Czy wy też tak macie, że jak patrzycie na mapę Namibii, to widzicie głęboki rondelek? Dwa dni zajęło nam przejechanie jego „uchwytu”, czyli tzw. Caprivi Strip, gdzie kilkanaście kilometrów na północ jest Angola, a kilkanaście na południe Botswana. Około 80 km przed Rundu zaczyna się taka Afryka, jaką sobie zazwyczaj wyobraża przeciętny Janusz z Grażyną ;). Co jakiś czas mikro osady z 5-6 chatkami z gliny, krytymi strzechą i paroma zagródkami z gałęzi. Kobiety noszą na głowie ogromne ilości towaru. Trzeba uważać na wychodzące w najmniej odpowiednim momencie na drogę kozy i bydło z ogromniastymi rogami.
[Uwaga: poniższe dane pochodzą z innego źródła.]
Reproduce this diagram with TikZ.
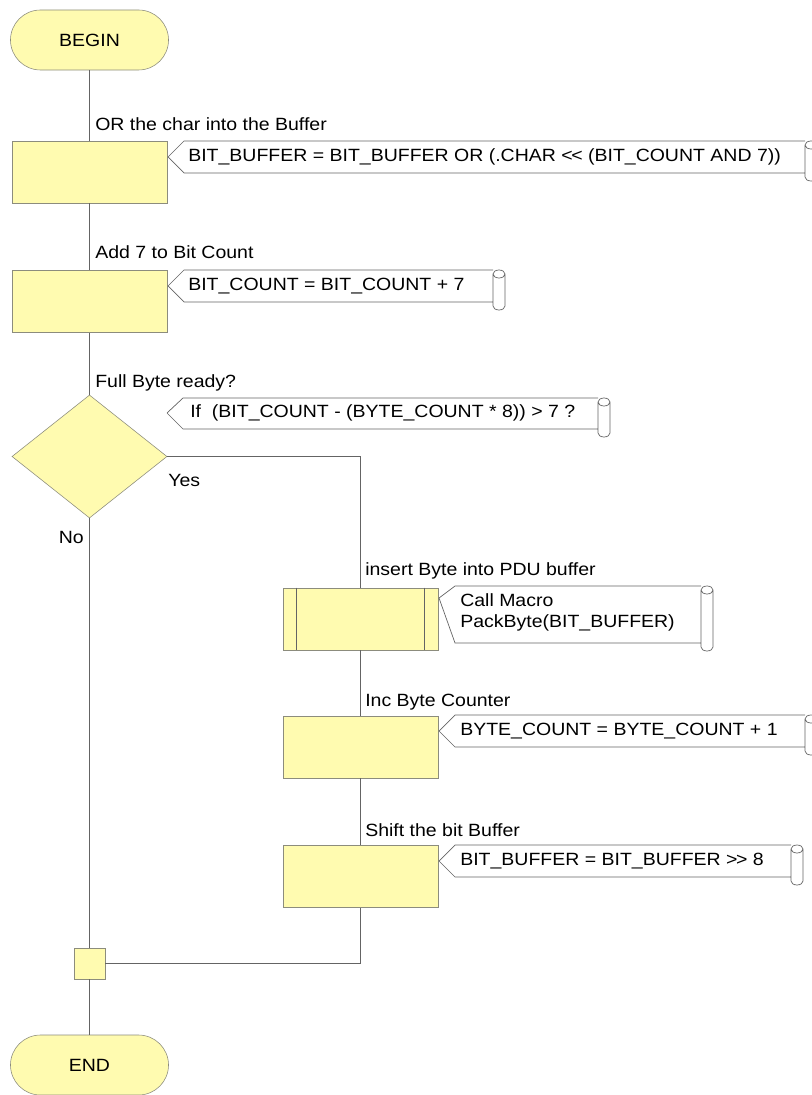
\documentclass[tikz,border=0pt]{standalone}
\usepackage{fontspec}
\setmainfont{Liberation Sans}[FakeStretch=1.10]
\usetikzlibrary{positioning,shapes.geometric}

\definecolor{boxfill}{RGB}{255,251,176}
\definecolor{boxline}{RGB}{140,140,125}
\definecolor{flowline}{RGB}{100,100,100}

\tikzset{
  txt/.style={font=\fontsize{12.6}{15}\selectfont, inner sep=0pt},
  term/.style={draw=boxline, fill=boxfill, rounded corners=0.75cm,
    minimum width=3.95cm, minimum height=1.5cm, txt},
  proc/.style={draw=boxline, fill=boxfill, minimum width=3.875cm,
    minimum height=1.55cm, inner sep=0pt},
  decide/.style={draw=boxline, fill=boxfill, diamond, inner sep=0pt,
    minimum width=3.875cm, minimum height=3.075cm},
  junct/.style={draw=boxline, fill=boxfill, minimum size=0.775cm, inner sep=0pt},
  flow/.style={draw=flowline, line width=0.5pt},
  memoline/.style={draw=flowline, line width=0.5pt},
}

% Notiz mit Pfeilspitze links und Rolle rechts
% #1 Spitze x, #2 Spitze y, #3 oben, #4 unten, #5 Rolle x
\newcommand{\memo}[5]{%
  \draw[memoline] (#1,#2) -- ({#1+16},#3) -- (#5,#3)
    (#1,#2) -- ({#1+16},#4) -- (#5,#4)
    ({#5+6},{#3+4}) ellipse [x radius=6, y radius=4]
    (#5,{#3+4}) -- (#5,{#4+4})
      arc [start angle=180, end angle=0, x radius=6, y radius=4]
      -- ({#5+12},{#3+4});
}

\begin{document}
\begin{tikzpicture}[x=0.025cm, y=-0.025cm]
  \useasboundingbox (0,0) rectangle (811,1095);

  % Start
  \node[term] (begin) at (89.5,40) {BEGIN};

  % Zeichen in den Puffer
  \node[proc] (orchar) at (89.5,172) {};
  \node[txt, anchor=base west] (lorchar) at (95,131) {OR the char into the Buffer};
  \memo{168}{157}{141}{173}{805}
  \node[txt, anchor=west] (morchar) at (188,157)
    {BIT\_BUFFER = BIT\_BUFFER OR (.CHAR <\kern-1pt< (BIT\_COUNT AND 7))};

  % Bitzaehler
  \node[proc] (addbits) at (89.5,301.5) {};
  \node[txt, anchor=base west] (laddbits) at (95,259) {Add 7 to Bit Count};
  \memo{168}{286}{270}{302}{493}
  \node[txt, anchor=west] (maddbits) at (188,286) {BIT\_COUNT = BIT\_COUNT + 7};

  % Abfrage
  \node[decide] (ready) at (89.5,456.5) {};
  \node[txt, anchor=base west] (lready) at (95,387) {Full Byte ready?};
  \memo{167}{413}{398}{429}{598}
  \node[txt, anchor=west] (mready) at (190,413)
    {If\ \ (BIT\_COUNT - (BYTE\_COUNT * 8)) > 7 ?};
  \node[txt, anchor=base west] (lyes) at (168,486) {Yes};
  \node[txt, anchor=base east] (lno) at (84,543) {No};

  % Makro aufrufen
  \node[proc] (pack) at (360.5,619) {};
  \draw[flow] ([xshift=0.35cm]pack.north west) -- ([xshift=0.35cm]pack.south west);
  \draw[flow] ([xshift=-0.35cm]pack.north east) -- ([xshift=-0.35cm]pack.south east);
  \node[txt, anchor=base west] (lpack) at (365,575) {insert Byte into PDU buffer};
  \memo{439}{598}{586}{643}{701}
  \node[txt, anchor=west] (mpack1) at (460,600) {Call Macro};
  \node[txt, anchor=west] (mpack2) at (460,623) {PackByte(BIT\_BUFFER)};

  % Bytezaehler
  \node[proc] (incbyte) at (360.5,747) {};
  \node[txt, anchor=base west] (lincbyte) at (365,706) {Inc Byte Counter};
  \memo{439}{731}{715}{747}{805}
  \node[txt, anchor=west] (mincbyte) at (460,731) {BYTE\_COUNT = BYTE\_COUNT + 1};

  % Puffer schieben
  \node[proc] (shift) at (360.5,876.5) {};
  \node[txt, anchor=base west] (lshift) at (365,836) {Shift the bit Buffer};
  \memo{439}{861}{845}{877}{791}
  \node[txt, anchor=west] (mshift) at (460,861) {BIT\_BUFFER = BIT\_BUFFER >\kern-1pt> 8};

  % Zusammenfuehrung und Ende
  \node[junct] (join) at (89.5,963.5) {};
  \node[term] (end) at (89.5,1065) {END};

  % Verbindungen
  \draw[flow] (begin) -- (orchar);
  \draw[flow] (orchar) -- (addbits);
  \draw[flow] (addbits) -- (ready);
  \draw[flow] (ready.east) -| (pack.north);
  \draw[flow] (pack) -- (incbyte);
  \draw[flow] (incbyte) -- (shift);
  \draw[flow] (shift.south) |- (join.east);
  \draw[flow] (ready.south) -- (join.north);
  \draw[flow] (join) -- (end);
\end{tikzpicture}
\end{document}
Tak docieramy na kamping w Divindu. Rozkladamy namiot tuż nad rzeką Okavango i spędzamy tu jedną z najbardziej niezapomnianych nocy w życiu. Od zmierzchu do świtu jakieś 20-30 metrów od nas ryczą hipopotamy! Słodki jeżu, jakie to niesamowite doświadczenie! Później wtórują im słonie gdzieś w oddali, a ciemność taka, że wyobraźnia działa jak na sterydach. Rano oglądamy hipcie w rzece i ruszamy na sam koniuszek uchwytu od rondelka do Ngoma, a potem dalej do Botswany. A tu za granicą robi się zielono i znikąd biorą się baobaby!
[AFRYKAŃSKIE KILOMETRY]
Jeśli według mapy z punktu A do punktu B jest 180km, a my mamy do zmierzchu 3 godziny, to z palcem w nosie powinniśmy zdążyć jadąc 60km/h. Tymczasem jedziemy bez przerwy 80km/h i ledwo zdążamy przed zmrokiem. Z drugiej strony, wyjeżdżając ze skrzyżowania widzimy tablicę „Tsumeb 76”, a już po 30 sekundach „Tsumeb 70”. Kto obliczy, z jaką prędkością pędziliśmy przez te pół minuty?
[ANEGDOTKA DNIA]
Po drodze do kampingu bierzemy na stopa Namjbijczyka. W środku okazuje się, że zdrowo wali alkoholem, ale za to jest przezabawny. Opowiada, że jak wraca tędy wieczorem do domu, to leci sprintem, żeby go nie dorwały hipopotamy. A jak mu mówimy, że nigdy nie widzieliśmy hipka w naturze, to nie może w to uwierzyć, przeżywa przez 5 minut i mówi, że musi powiedzieć rodzinie, że spotkał takich dziwnych ludzi.